In a string of data points the firm highlighted, labor-market metrics provided one of the clearest signs that AI is operating as a growth tailwind rather than producing the widespread labor displacement some investors feared. Job openings climbed to 7.62 million in April, the highest level since May 2024 and the largest monthly increase since 2020. That level of openings now roughly equals the number of unemployed workers, an alignment Yardeni views as evidence of robust labor demand.
Small businesses appear to be a notable part of the story. Yardeni noted a 69% month-over-month increase in job openings at firms with one to nine employees, and a 64% surge in openings within professional and business services. The firm suggested these shifts could reflect the emergence of new enterprises that are AI-driven or are expanding through business-application adoption, supporting both hiring and business formation trends.
Industrial activity has also shown improvement. The Institute for Supply Management manufacturing purchasing managers index rose to 54.0 in May, its strongest reading since 2022, with both new orders and production remaining in expansion territory. Those readings point to continued strength in manufacturing output despite ongoing uncertainty.
At the same time, inflationary pressures remain a complicating factor. The ISM prices-paid index held at 82.1 in May, indicating that businesses are still encountering rising input costs that could influence the Federal Reserve's policy decisions and corporate margin dynamics.
Construction spending provides another window into AI-related investment. Total construction spending increased for a second consecutive month in April, driven in part by rapid growth in data-center development as companies expand computing infrastructure to support AI workloads. Yardeni identified that buildout as a key channel through which AI spending is translating into real-economy activity.
Consumer demand has, so far, remained resilient amid these shifts. The Redbook same-store retail sales index reached its highest level since late 2022, and the Atlanta Fed's GDPNow model continues to point to solid second-quarter growth, even after a recent downward revision. Those measures suggest consumption is holding up as the inputs of AI-driven investment and hiring play out.

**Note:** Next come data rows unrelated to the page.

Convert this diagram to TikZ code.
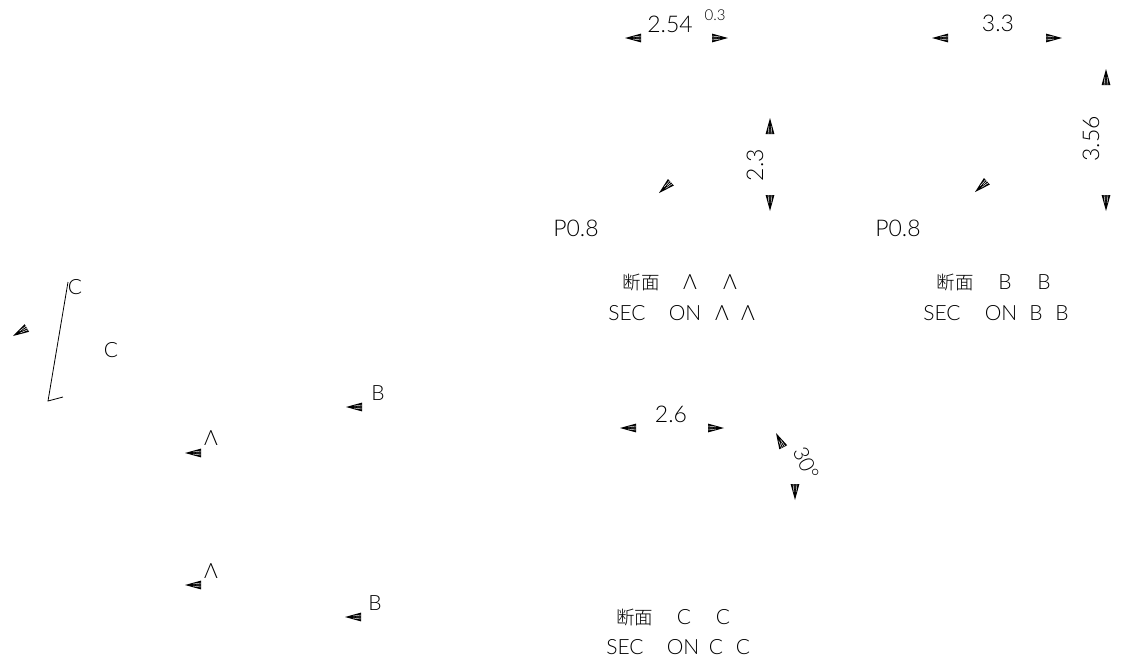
\documentclass[tikz,border=0pt]{standalone}
\usepackage{fontspec}
\setmainfont{Lato Light}
\newfontfamily\cjkfont{Noto Sans CJK SC Light}
\newcommand{\headh}[3]{%
  \begin{scope}[shift={(#1,#2)},rotate=#3]
    \fill[black] (0,0) -- (16,-4.4) -- (16,4.4) -- cycle;
    \draw[white,line width=0.45pt] (8,-1) -- (16,-2) (8,1) -- (16,2) (11,0) -- (16,0);
  \end{scope}}
\tikzset{
  lbl/.style={inner sep=0pt,outer sep=0pt,anchor=center,text=black,font=\fontsize{23}{23}\selectfont},
  mid/.style={lbl,font=\fontsize{21}{21}\selectfont},
  tiny/.style={lbl,font=\fontsize{15}{15}\selectfont},
  cn/.style={lbl,font=\cjkfont\fontsize{18.5}{18.5}\selectfont},
  sec/.style={lbl,font=\fontsize{21}{21}\selectfont},
  cut/.style={line width=0.8pt,black}
}
\begin{document}
\begin{tikzpicture}[x=1pt,y=-1pt]
\useasboundingbox (0,0) rectangle (1130,665);
% left view
\coordinate (cuttop) at (68,282);
\coordinate (cutbot) at (48,401);
\coordinate (cutend) at (63,397);
\draw[cut] (cuttop) -- (cutbot) -- (cutend);
\node[mid] (lc1) at (75,287) {C};
\node[mid] (lc2) at (111,350) {C};
\node[mid] (lb1) at (378,393) {B};
\node[mid] (la1) at (211,438) {Λ};
\node[mid] (la2) at (211,571) {Λ};
\node[mid] (lb2) at (375,603) {B};
\headh{13}{336}{30}
\headh{346}{407}{0}
\headh{185}{453}{0}
\headh{185}{585}{0}
\headh{345}{617}{0}
% section A
\node[lbl] (t254) at (670,24) {2.54};
\node[tiny] (t03) at (715,15) {0.3};
\node[lbl,rotate=90] (t23) at (755,165) {2.3};
\node[lbl] (p1) at (576,228.5) {P0.8};
\headh{625}{38}{0}
\headh{728}{38}{180}
\headh{770}{118}{-90}
\headh{770}{211}{90}
\headh{659}{193}{42}
\node[cn] (a1) at (641,282) {断面};
\node[mid] (a2) at (690,282) {Λ};
\node[mid] (a3) at (730,282) {Λ};
\node[sec] (a4) at (627,313) {SEC};
\node[sec] (a5) at (685,313) {ON};
\node[sec] (a6) at (722,313) {Λ};
\node[sec] (a7) at (748,313) {Λ};
% section B
\node[lbl] (t33) at (998,23) {3.3};
\node[lbl,rotate=90] (t356) at (1091,139) {3.56};
\node[lbl] (p2) at (898,228.5) {P0.8};
\headh{932}{38}{0}
\headh{1062}{38}{180}
\headh{1106}{69}{-90}
\headh{1106}{211}{90}
\headh{975}{192}{42}
\node[cn] (b1) at (955,282) {断面};
\node[mid] (b2) at (1005,282) {B};
\node[mid] (b3) at (1044,282) {B};
\node[sec] (b4) at (942,313) {SEC};
\node[sec] (b5) at (1001,313) {ON};
\node[sec] (b6) at (1036,313) {B};
\node[sec] (b7) at (1062,313) {B};
% section C
\node[lbl] (t26) at (671,414) {2.6};
\node[mid,rotate=-65] (t30) at (806,463) {30°};
\headh{620}{428}{0}
\headh{724}{428}{180}
\headh{776}{433}{-63}
\headh{795}{500}{90}
\node[cn] (c1) at (634.5,617) {断面};
\node[mid] (c2) at (684,617) {C};
\node[mid] (c3) at (723,617) {C};
\node[sec] (c4) at (625,647.5) {SEC};
\node[sec] (c5) at (683,647.5) {ON};
\node[sec] (c6) at (716,647.5) {C};
\node[sec] (c7) at (743,647.5) {C};
\end{tikzpicture}
\end{document}
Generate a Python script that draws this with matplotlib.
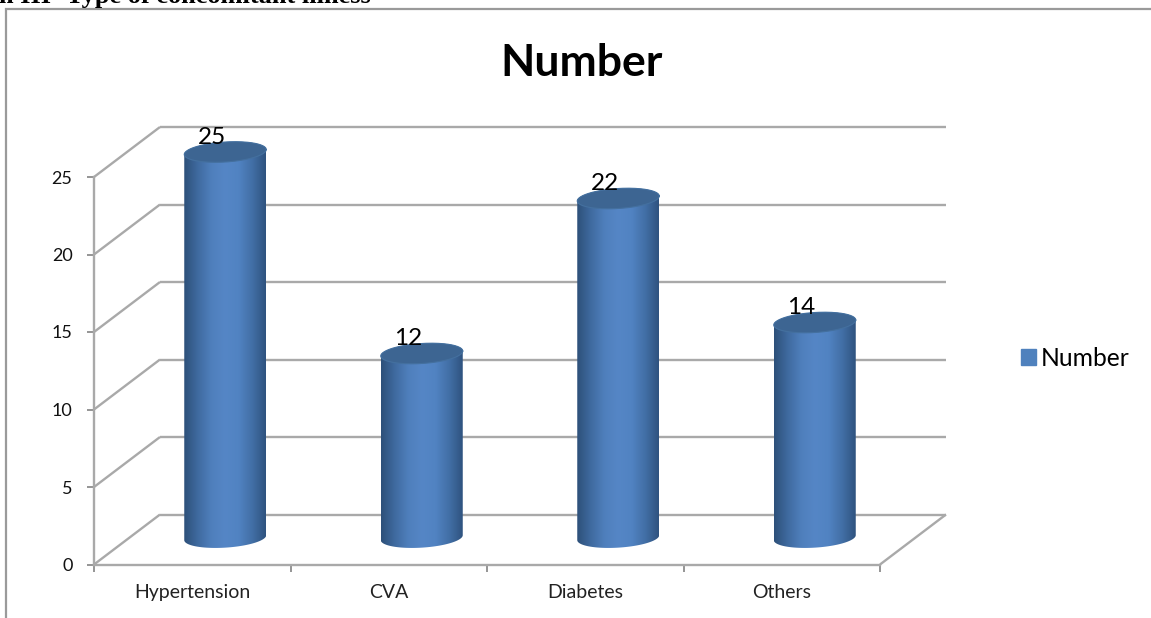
import numpy as np
import matplotlib
matplotlib.use("Agg")
import matplotlib.pyplot as plt
from matplotlib.colors import LinearSegmentedColormap
from matplotlib.patches import Patch, PathPatch, Polygon
from matplotlib.path import Path

categories = ["Hypertension", "CVA", "Diabetes", "Others"]
values = [25, 12, 22, 14]
y_ticks = [0, 5, 10, 15, 20, 25]
series_name = "Number"
caption = "n III- Type of concomitant illness"

W, H = 1151, 618
GRID = "#a9a9a9"
FONT = "Lato"

# Plot box of the front plane, in figure pixels
LEFT, RIGHT, BOTTOM, TOP = 94, 880, 564.5, 177

fig = plt.figure(figsize=(W / 100, H / 100), dpi=100, facecolor="white")
ax = fig.add_axes([LEFT / W, 1 - BOTTOM / H, (RIGHT - LEFT) / W, (BOTTOM - TOP) / H])
ax.set_xlim(-0.5, 3.5)
ax.set_ylim(0, 25)
ax.patch.set_visible(False)

px = (RIGHT - LEFT) / 4       # pixels per category
py = (BOTTOM - TOP) / 25      # pixels per value unit
depth_x = 66 / px             # receding offset of the back wall
depth_y = 50 / py


def line(xs, ys, lw=1.7, color=GRID, z=1):
    ax.plot(xs, ys, color=color, lw=lw, clip_on=False, zorder=z, solid_capstyle="butt")


# Back wall gridlines and the diagonals of the side wall
for t in y_ticks:
    line([-0.5, -0.5 + depth_x], [t, t + depth_y])
    line([-0.5 + depth_x, 3.5 + depth_x], [t + depth_y, t + depth_y])
line([3.5, 3.5 + depth_x], [0, depth_y])

# Cylinders
shade = LinearSegmentedColormap.from_list(
    "cyl", ["#2d5079", "#3f6a9f", "#4f7fbc", "#5586c6", "#5183c2", "#426fa6", "#2f537f"]
)
half_w = 41 / px
half_h = 10 / py
shear = 0.06 * px / py        # tilt of the elliptical caps
t = np.linspace(0, 2 * np.pi, 160)


def cap(cx, cy):
    return (cx + half_w * np.cos(t),
            cy + half_h * np.sin(t) + shear * half_w * np.cos(t))


gradient = np.linspace(0, 1, 256).reshape(1, -1)
for i, v in enumerate(values):
    cx = i + depth_x / 2
    base = depth_y / 2 + 0.12
    top = v + depth_y / 2
    bx, by = cap(cx, base)
    tx, ty = cap(cx, top)
    lower = t >= np.pi
    # outline of the body: lower half of the base, upper half of the top
    order = np.argsort(bx[lower])
    body_x = np.r_[bx[lower][order], tx[~lower]]
    body_y = np.r_[by[lower][order], ty[~lower]]
    body = Polygon(np.c_[body_x, body_y], closed=True, transform=ax.transData,
                   facecolor="none", edgecolor="none")
    ax.add_patch(body)
    img = ax.imshow(gradient, cmap=shade, aspect="auto", zorder=3,
                    extent=[cx - half_w, cx + half_w, base - 2, top + 2])
    img.set_clip_box(fig.bbox)
    img.set_clip_path(body)
    ax.fill(tx, ty, color="#3d6592", zorder=4, clip_on=False, lw=0)
    ax.plot(tx, ty, color="#44709f", lw=0.8, zorder=4, clip_on=False)
    ax.text(i + 0.1, v + 2.58, str(v), ha="center", va="center", zorder=5,
            fontsize=17.5, family=FONT, color="black", clip_on=False)
ax.set_xlim(-0.5, 3.5)
ax.set_ylim(0, 25)

# Front axes
for side in ("top", "right"):
    ax.spines[side].set_visible(False)
for side in ("left", "bottom"):
    ax.spines[side].set_color(GRID)
    ax.spines[side].set_linewidth(1.7)
    ax.spines[side].set_zorder(2)
ax.set_yticks(y_ticks)
ax.set_yticklabels([str(v) for v in y_ticks], fontsize=13, family=FONT, color="#111111")
ax.set_xticks(np.arange(-0.5, 4, 1))
ax.set_xticklabels([])
ax.set_xticks(np.arange(4), minor=True)
ax.set_xticklabels(categories, minor=True, fontsize=14, family=FONT, color="#222222")
ax.tick_params(axis="y", length=5, width=1.3, color="#8c8c8c", pad=10.5)
ax.tick_params(axis="x", which="major", length=5, width=1.3, color="#8c8c8c")
ax.tick_params(axis="x", which="minor", length=0, pad=14)

# Chart title, caption and outer frame
fig.text(582 / W, 1 - 63 / H, series_name, ha="center", va="center",
         fontsize=32, fontweight="bold", family=FONT, color="black")
fig.text(-1 / W, 1 - 3.5 / H, caption, ha="left", va="baseline",
         fontsize=19, fontweight="bold", family="Liberation Serif", color="black")
frame = Path([(6 / W, 0), (6 / W, 1 - 8.5 / H), (1, 1 - 8.5 / H)])
fig.add_artist(PathPatch(frame, transform=fig.transFigure, facecolor="none",
                         edgecolor="#9a9a9a", lw=1.6))

# Legend
fig.legend(handles=[Patch(color="#4f81bd", label=series_name)],
           loc="center left", bbox_to_anchor=(1021 / W, 1 - 358 / H), frameon=False,
           prop={"family": FONT, "size": 17.7}, handlelength=0.62, handleheight=0.62,
           handletextpad=0.2, borderpad=0, borderaxespad=0)

fig.savefig("out.png", dpi=100)
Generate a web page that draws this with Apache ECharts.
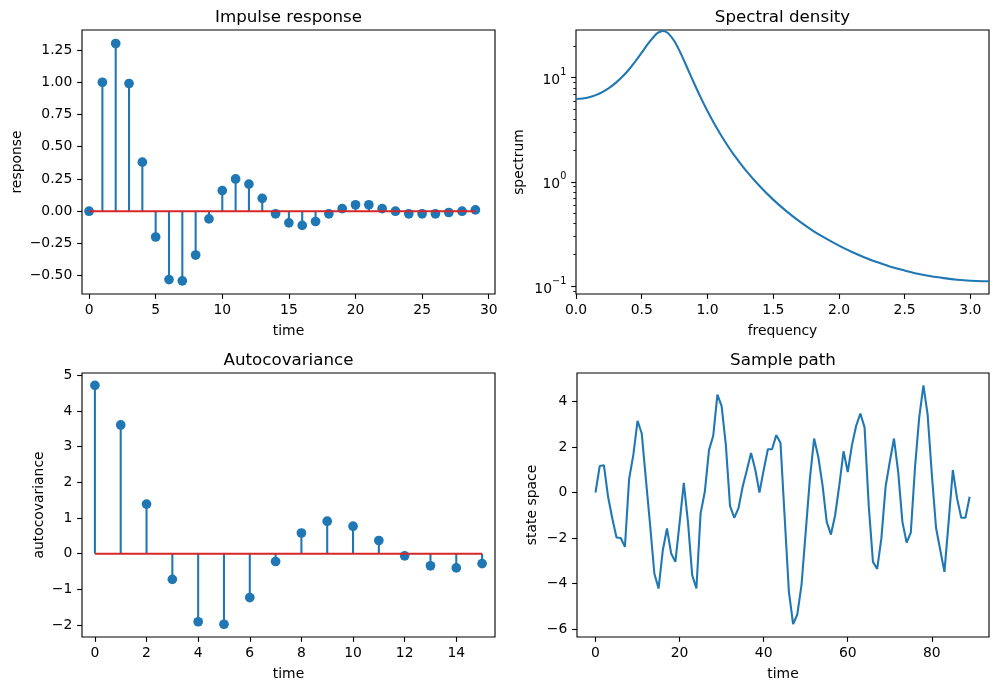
<!DOCTYPE html>
<html>
<head>
<meta charset="utf-8">
<script src="https://cdn.jsdelivr.net/npm/echarts@6/dist/echarts.min.js"></script>
<style>
html,body{margin:0;padding:0;background:#fff;}
#chart{width:998px;height:690px;}
</style>
</head>
<body>
<div id="chart"></div>
<script>
// ---------- data ----------
const impulseLags = [0,1,2,3,4,5,6,7,8,9,10,11,12,13,14,15,16,17,18,19,20,21,22,23,24,25,26,27,28,29];
const impulseValues = [0.00,1.00,1.30,0.99,0.38,-0.20,-0.53,-0.54,-0.34,-0.06,0.16,0.25,0.21,0.10,-0.02,-0.09,-0.11,-0.08,-0.02,0.02,0.05,0.05,0.02,0.00,-0.02,-0.02,-0.02,-0.01,0.00,0.01];

const frequencies = [0,0.05,0.1,0.15,0.2,0.25,0.3,0.35,0.4,0.45,0.5,0.55,0.6,0.625,0.65,0.66,0.675,0.7,0.75,0.8,0.85,0.9,0.95,1.0,1.05,1.1,1.15,1.2,1.3,1.4,1.5,1.6,1.7,1.8,1.9,2.0,2.1,2.2,2.3,2.4,2.5,2.6,2.7,2.8,2.9,3.0,3.1,3.14159];
const spectrum = [6.25,6.31,6.49,6.80,7.27,7.94,8.86,10.13,11.86,14.23,17.39,21.33,25.43,27.03,27.93,28.03,27.86,26.77,22.24,16.76,12.12,8.74,6.40,4.78,3.65,2.85,2.26,1.83,1.253,0.901,0.675,0.523,0.417,0.341,0.286,0.244,0.212,0.187,0.168,0.152,0.141,0.131,0.124,0.119,0.115,0.1124,0.1112,0.1111];

const autocovLags = [0,1,2,3,4,5,6,7,8,9,10,11,12,13,14,15];
const autocovValues = [4.72,3.61,1.39,-0.72,-1.91,-1.98,-1.23,-0.22,0.58,0.91,0.77,0.37,-0.06,-0.34,-0.40,-0.28];

const pathTimes = Array.from({length:90},(_,i)=>i);
const pathValues = [0.00,1.16,1.20,-0.20,-1.14,-1.98,-2.00,-2.39,0.60,1.65,
3.15,2.59,0.55,-1.45,-3.56,-4.22,-2.55,-1.58,-2.68,-3.05,
-1.35,0.42,-1.30,-3.63,-4.22,-0.92,0.03,1.86,2.49,4.30,
3.79,2.10,-0.59,-1.11,-0.70,0.25,0.98,1.74,1.01,0.00,
0.98,1.90,1.90,2.52,2.18,-1.10,-4.36,-5.78,-5.36,-4.07,
-1.73,0.61,2.37,1.56,0.32,-1.29,-1.85,-1.00,0.32,1.81,
0.90,2.08,2.93,3.47,2.86,-0.60,-3.05,-3.36,-2.02,0.25,
1.35,2.37,0.90,-1.29,-2.20,-1.76,1.10,3.30,4.71,3.42,
0.80,-1.55,-2.53,-3.49,-1.29,0.98,-0.26,-1.11,-1.11,-0.19];

// tick values
const impXTicks = [0,5,10,15,20,25,30];
const impYTicks = [-0.5,-0.25,0,0.25,0.5,0.75,1.0,1.25];
const specXTicks = [0,0.5,1.0,1.5,2.0,2.5,3.0];
const specYTicks = [0.1,1,10];
const specYMinor = [0.09,0.2,0.3,0.4,0.5,0.6,0.7,0.8,0.9,2,3,4,5,6,7,8,9,20];
const acXTicks = [0,2,4,6,8,10,12,14];
const acYTicks = [-2,-1,0,1,2,3,4,5];
const pathXTicks = [0,20,40,60,80];
const pathYTicks = [-6,-4,-2,0,2,4];

// ---------- styling ----------
const FONT = 'DejaVu Sans';
const BLUE = '#1f77b4';
const RED = '#d62728';
const FS = 13.9;
const LW = 2.08;
const TICK = 4.86;
function minus(s){ return s.replace('-', '\u2212'); }
function fmt(d){ return v => minus(Number(v).toFixed(d)); }

function axis(gridIndex, type, min, max, ticks, formatter, name, nameGap, isY, extra){
  const a = {
    gridIndex, type, min, max,
    axisLine:{show:false, onZero:false},
    splitLine:{show:false},
    axisTick:{show:true, customValues:ticks, length:TICK, lineStyle:{color:'#000', width:1.11}},
    axisLabel:{show:true, customValues:ticks, formatter, margin:9.7, color:'#000', fontSize:FS, fontFamily:FONT},
    name, nameLocation:'middle', nameGap,
    nameTextStyle:{color:'#000', fontSize:FS, fontFamily:FONT}
  };
  a.position = isY ? 'left' : 'bottom';
  return Object.assign(a, extra||{});
}

const grids = [
  {left:82, top:30, width:413, height:264},
  {left:576, top:30, width:413, height:264},
  {left:82, top:373, width:413, height:264},
  {left:577, top:373, width:412, height:264}
].map(g => Object.assign(g, {show:true, borderColor:'#000', borderWidth:1.11, backgroundColor:'transparent', containLabel:false}));

function stemSeries(xIdx, yIdx, xs, ys){
  return {
    type:'custom', xAxisIndex:xIdx, yAxisIndex:yIdx, z:2,
    data: xs.map((x,i)=>[x, ys[i]]),
    renderItem:(params, api)=>{
      const p0 = api.coord([api.value(0), 0]);
      const p1 = api.coord([api.value(0), api.value(1)]);
      return {type:'line', shape:{x1:p0[0], y1:p0[1], x2:p1[0], y2:p1[1]}, style:{stroke:BLUE, lineWidth:LW}};
    },
    silent:true
  };
}
function markerSeries(xIdx, yIdx, xs, ys){
  return {type:'scatter', xAxisIndex:xIdx, yAxisIndex:yIdx, z:3, symbol:'circle', symbolSize:9.7,
    itemStyle:{color:BLUE, opacity:1}, data: xs.map((x,i)=>[x, ys[i]]), silent:true};
}
function baseSeries(xIdx, yIdx, xs){
  return {type:'line', xAxisIndex:xIdx, yAxisIndex:yIdx, z:4, showSymbol:false, symbol:'none',
    lineStyle:{color:RED, width:LW}, data:[[xs[0],0],[xs[xs.length-1],0]], silent:true};
}

const logFmt = v => {
  const e = Math.round(Math.log10(v));
  return '{b|10}{s|' + minus(String(e)) + '}';
};

const option = {
  animation:false,
  backgroundColor:'#fff',
  textStyle:{fontFamily:FONT},
  title:[
    {text:'Impulse response', left:288.5, top:9},
    {text:'Spectral density', left:782.5, top:9},
    {text:'Autocovariance', left:288.5, top:352},
    {text:'Sample path', left:783, top:352}
  ].map(t => Object.assign(t, {textAlign:'center', padding:0, textStyle:{fontFamily:FONT, fontSize:16.7, fontWeight:'normal', color:'#000'}})),
  grid: grids,
  xAxis:[
    axis(0,'value',-0.53,30.47,impXTicks,fmt(0),'time',30,false),
    axis(1,'value',0,3.14159,specXTicks,fmt(1),'frequency',30,false),
    axis(2,'value',-0.5,15.5,acXTicks,fmt(0),'time',30,false),
    axis(3,'value',-4.4,93.6,pathXTicks,fmt(0),'time',30,false)
  ],
  yAxis:[
    axis(0,'value',-0.642,1.405,impYTicks,fmt(2),'response',58,true),
    axis(1,'log',0.0838,28.7,specYTicks,logFmt,'spectrum',50,true,{logBase:10}),
    axis(2,'value',-2.337,5.067,acYTicks,fmt(0),'autocovariance',36,true),
    axis(3,'value',-6.35,5.25,pathYTicks,fmt(0),'state space',38,true),
    {gridIndex:1, type:'log', logBase:10, min:0.0838, max:28.7, position:'left',
     axisLine:{show:false, onZero:false}, splitLine:{show:false}, axisLabel:{show:false},
     axisTick:{show:true, customValues:specYMinor, length:2.78, lineStyle:{color:'#000', width:0.83}}}
  ],
  series:[
    markerSeries(0,0,impulseLags,impulseValues),
    stemSeries(0,0,impulseLags,impulseValues),
    baseSeries(0,0,impulseLags),
    {type:'line', xAxisIndex:1, yAxisIndex:1, showSymbol:false, symbol:'none', smooth:0.3,
     lineStyle:{color:BLUE, width:LW}, data: frequencies.map((f,i)=>[f, spectrum[i]]), silent:true},
    markerSeries(2,2,autocovLags,autocovValues),
    stemSeries(2,2,autocovLags,autocovValues),
    baseSeries(2,2,autocovLags),
    {type:'line', xAxisIndex:3, yAxisIndex:3, showSymbol:false, symbol:'none',
     lineStyle:{color:BLUE, width:LW}, data: pathTimes.map((t,i)=>[t, pathValues[i]]), silent:true}
  ]
};
option.yAxis[1].axisLabel.rich = {
  b:{fontSize:FS, fontFamily:FONT, color:'#000', lineHeight:20, verticalAlign:'bottom'},
  s:{fontSize:9.7, fontFamily:FONT, color:'#000', lineHeight:20, verticalAlign:'top'}
};
const chart = echarts.init(document.getElementById('chart'), null, {renderer:'canvas'});
chart.setOption(option);
</script>
</body>
</html>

Despite these supportive signals, Yardeni emphasized caution about the near-term market outlook. The firm called out ongoing Middle East tensions, the possibility of higher oil prices, the risk of additional Federal Reserve tightening and several large, upcoming initial public offerings as factors that could increase market volatility in the weeks ahead.
Overall, Yardeni’s view frames AI adoption as an accelerant for certain pockets of economic activity - from small-business hiring to data-center construction and manufacturing orders - while warning that input-cost inflation and geopolitical shocks could temper the pace and stability of that expansion.